На второй неделе поста в Михайловском театре давался концерт под покровительством великой княгини Ольги Николаевны в пользу семей убитых воинов.
Там было мое первое выступление после приезда с фронта.
Тогда же тихой, вкрадчивой поступью вошел ко мне и поэт-крестьянин Н. Клюев.
Мне говорили, что Клюев притворяется, что он хитрит. Но как может человек притворяться до того, чтобы плакать!
Я пригласила его к себе, и Н. Клюев бывал у меня.
Он нуждался и жил вместе с Сергеем Есениным, о котором всегда говорил с большой нежностью, называя его «златокудрым юношей». Талант Есенина он почитал высоко.
Однажды он привел ко мне «златокудрого». Оба поэта были в поддевкax. Есенин обличьем был настоящий деревенский щеголь, и в его стихах, которые он читал, чувствовалось подражание Клюеву.
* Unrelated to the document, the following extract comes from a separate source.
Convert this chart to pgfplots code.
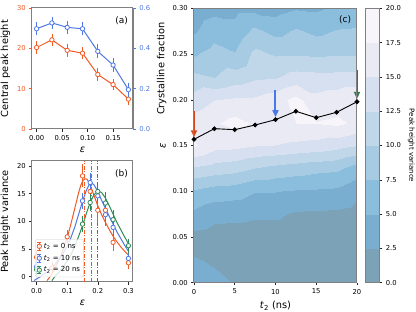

Сначала Есенин стеснялся, как девушка, а потом осмелел и за обедом стал трунить над Клюевым. Тот ежился и, втягивая голову в плечи, опускал Глаза и разглядывал пальцы, на которых вместо ногтей были поперечные, синеватые полоски.
– Ах, Сереженька, еретик, – говорил он тишайшим голосом.
Что-то затаенное и хлыстовское было в нем, но он был умен и беседой не утомлял, а увлекал и сам до того увлекался, что плакал и по-детски вытирал глаза радужным фуляровым платочком.
Он всегда носил этот единственный платочек. Также и рубаха синяя, набойчатая, всегда была на нем одна. Я ему подарила сапоги новые, а то он так и ходил бы в кривых голенищах, на стоптанных каблуках.